Il est intéressant de noter qu’au début du livre, l’auteure partage une note où elle dévoile les personnes réelles qui ont inspiré ses personnages.
- Hannah Schramm
- Eva Lewinski
- Hannah Arendt, qui a écrit les poèmes qui ponctuent le roman et qui est aussi mentionnée dans le musée de l’immigration:
Pendant sept ans, nous essayâmes ridiculement de jouer le rôle de Français – ou tout au moins de futurs citoyens; mais au début de la guerre, on nous interna en qualité de “boches” comme si de rien n’était.
Extrait de nous autres réfugiés, Hannah Arendt, philosophe, réfugiée allemande, internée au camp de Gurs en mai 1940.
- Hella von Tranow Bacmeister : Hella Tarnow a été internée de sa propre volonté. A l’époque de Vichy, elle a un statut de volontaire bénévole au sein des ONG enfermées dans le camp.
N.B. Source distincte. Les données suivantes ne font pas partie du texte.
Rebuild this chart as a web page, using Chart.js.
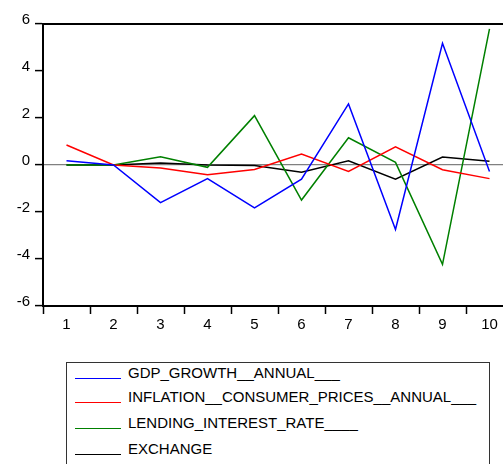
<!DOCTYPE html>
<html>
<head>
<meta charset="utf-8">
<script src="https://cdn.jsdelivr.net/npm/chart.js@4"></script>
<style>
    html, body { margin: 0; padding: 0; background: #fff; overflow: hidden; width: 503px; height: 464px; }
    #wrap { position: absolute; left: 0; top: 0; width: 520px; height: 340px; }
    #legend { position: absolute; left: 66px; top: 362px; width: 424px; height: 130px; border: 1px solid #333; box-sizing: border-box; }
    .row { position: absolute; left: 0; height: 22px; font: 15px 'Liberation Sans', Arial, sans-serif; color: #000; white-space: nowrap; }
    .row .sample { position: absolute; left: 8px; width: 46px; height: 0; }
    .row .txt { position: absolute; left: 61px; top: 0; line-height: 22px; }
</style>
</head>
<body>
<div id="wrap"><canvas id="chart" width="520" height="340"></canvas></div>
<div id="legend"></div>
<script>
// ========================================
// Data
// ========================================
const categories = ['1', '2', '3', '4', '5', '6', '7', '8', '9', '10'];
const gdpGrowth = [0.18, 0.0, -1.6, -0.58, -1.82, -0.6, 2.6, -2.74, 5.18, -0.28];
const inflation = [0.85, 0.0, -0.13, -0.41, -0.19, 0.47, -0.27, 0.77, -0.2, -0.58];
const lendingRate = [0.0, 0.0, 0.35, -0.1, 2.1, -1.49, 1.16, 0.11, -4.23, 5.79];
const exchange = [0.0, 0.0, 0.08, 0.0, -0.02, -0.31, 0.18, -0.6, 0.34, 0.16];
const seriesNames = [
    'GDP_GROWTH__ANNUAL___',
    'INFLATION__CONSUMER_PRICES__ANNUAL___',
    'LENDING_INTEREST_RATE____',
    'EXCHANGE'
];
const yTicks = [-6, -4, -2, 0, 2, 4, 6];

const colors = {
    gdp: '#0000FF',
    inflation: '#FF0000',
    lending: '#008000',
    exchange: '#000000',
    zero: '#808080'
};

const font = { family: "'Liberation Sans', Arial, sans-serif", size: 15 };

// top frame line (the box is open on the right side, outside the view)
const frameTop = {
    id: 'frameTop',
    beforeDatasetsDraw(chart) {
        const { ctx, chartArea } = chart;
        ctx.save();
        ctx.strokeStyle = '#000';
        ctx.lineWidth = 2;
        ctx.beginPath();
        ctx.moveTo(chartArea.left, chartArea.top);
        ctx.lineTo(chartArea.right, chartArea.top);
        ctx.stroke();
        ctx.restore();
    }
};

function line(label, data, color) {
    return {
        label: label,
        data: data,
        borderColor: color,
        backgroundColor: color,
        borderWidth: 1.5,
        pointRadius: 0,
        tension: 0,
        fill: false
    };
}

const chart = new Chart(document.getElementById('chart'), {
    type: 'line',
    data: {
        labels: categories,
        datasets: [
            line(seriesNames[0], gdpGrowth, colors.gdp),
            line(seriesNames[1], inflation, colors.inflation),
            line(seriesNames[2], lendingRate, colors.lending),
            line(seriesNames[3], exchange, colors.exchange)
        ]
    },
    options: {
        responsive: false,
        animation: false,
        layout: { padding: { top: 24, right: 7, left: 0, bottom: 0 } },
        plugins: {
            legend: { display: false },
            tooltip: { enabled: false }
        },
        scales: {
            x: {
                type: 'category',
                offset: true,
                grid: {
                    offset: true,
                    drawOnChartArea: false,
                    tickLength: 8,
                    tickColor: '#000',
                    tickWidth: 1.5
                },
                border: { display: true, color: '#000', width: 2 },
                ticks: { color: '#000', font: font, padding: 2, maxRotation: 0, autoSkip: false },
                afterFit: (scale) => { scale.height = 34; }
            },
            y: {
                min: -6,
                max: 6,
                afterBuildTicks: (scale) => { scale.ticks = yTicks.map(v => ({ value: v })); },
                grid: {
                    color: (c) => (c.tick && c.tick.value === 0 ? colors.zero : 'rgba(0,0,0,0)'),
                    lineWidth: 1.2,
                    tickLength: 8,
                    tickColor: '#000',
                    tickWidth: 1.5
                },
                border: { display: true, color: '#000', width: 2 },
                ticks: { color: '#000', font: font, padding: 5, labelOffset: -4 },
                afterFit: (scale) => { scale.width = 43; }
            }
        }
    },
    plugins: [frameTop]
});

// ========================================
// Boxed legend below the plot
// ========================================
function buildLegend() {
    const box = document.getElementById('legend');
    const baselines = [16, 40, 66, 92];
    chart.data.datasets.forEach((ds, i) => {
        const row = document.createElement('div');
        row.className = 'row';
        row.style.top = (baselines[i] - 17.5) + 'px';
        const sample = document.createElement('div');
        sample.className = 'sample';
        sample.style.top = '16px';
        sample.style.borderTop = '1.5px solid ' + ds.borderColor;
        const txt = document.createElement('span');
        txt.className = 'txt';
        txt.textContent = ds.label;
        row.appendChild(sample);
        row.appendChild(txt);
        box.appendChild(row);
    });
}
buildLegend();
</script>
</body>
</html>
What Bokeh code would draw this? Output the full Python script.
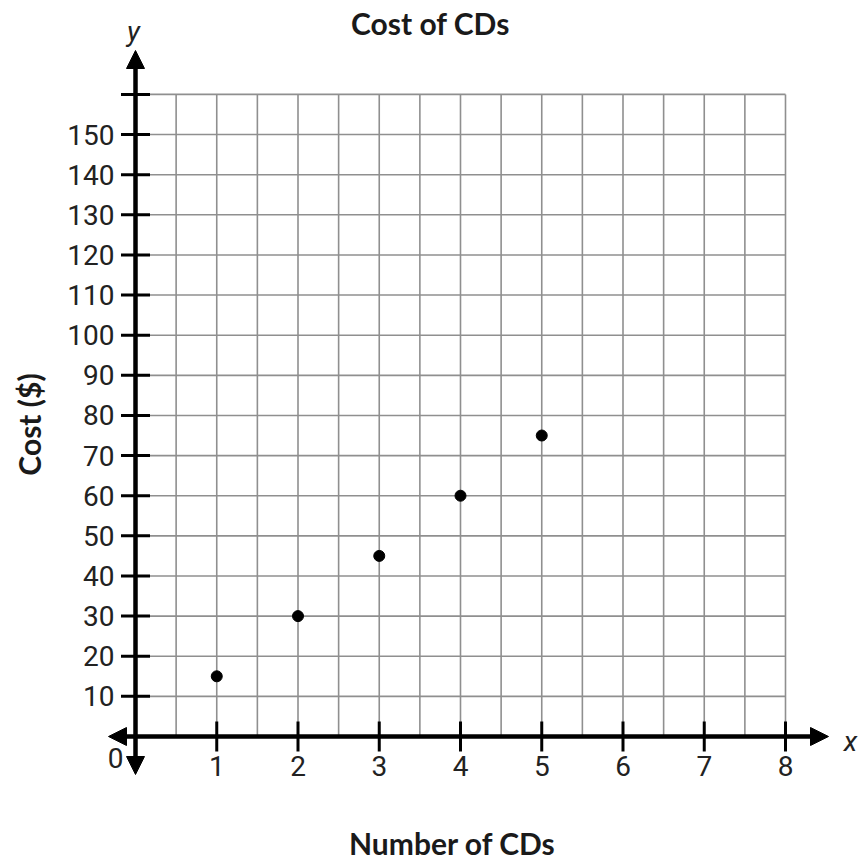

- Elsbeth Kasser, membre du Secours suisse, infirmière au camp.
- Le commandant Davergne chef du camp entre 1939 et 1940.
L’identité réelle de ces deux derniers est mentionnée dans le livre pour “rendre hommage à leurs actes de dévotion et de bravoure trouvés dans de nombreux témoignages écrits, qui permirent à nombre d’hommes, de femmes, et d’enfants de survivre”.
Pour conclure
Ce sont les faits historiques qui apparaissent dans le récit qui ont captivé mon attention, plus que les personnages.
Je vous conseille donc la lecture du livre Les Indésirables de Diane Ducret en ayant en tête que sous le roman se cache un livre documenté et historique passionnant!
Si vous appréciez les romans sur la seconde guerre mondiale, je vous invite à découvrir également Le Chant du Rossignol – KRISTIN HANNAH (un de mes coups de cœur) et La trilogie Berlinoise – PHILIP KERR (que j’ai aussi adoré!).
Extraits
“On s’habitue tant aux pires prisons, sur les murs desquelles on a tapé, pleuré, espéré, que les quitter, c’est quitter une partie de soi. L’être humain est une bien curieuse créature, capable de nostalgie pour ce qu’elle a détesté”
“Peu importe l’organe par lequel elle frappe les sens, ce peut-être l’ouïe, l’odorat ou la vue, la beauté peut guérir les hommes de tous les maux. Aussi faut-il ici plus qu’ailleurs, les baigner dans tout ce que l’art a produit de meilleur.”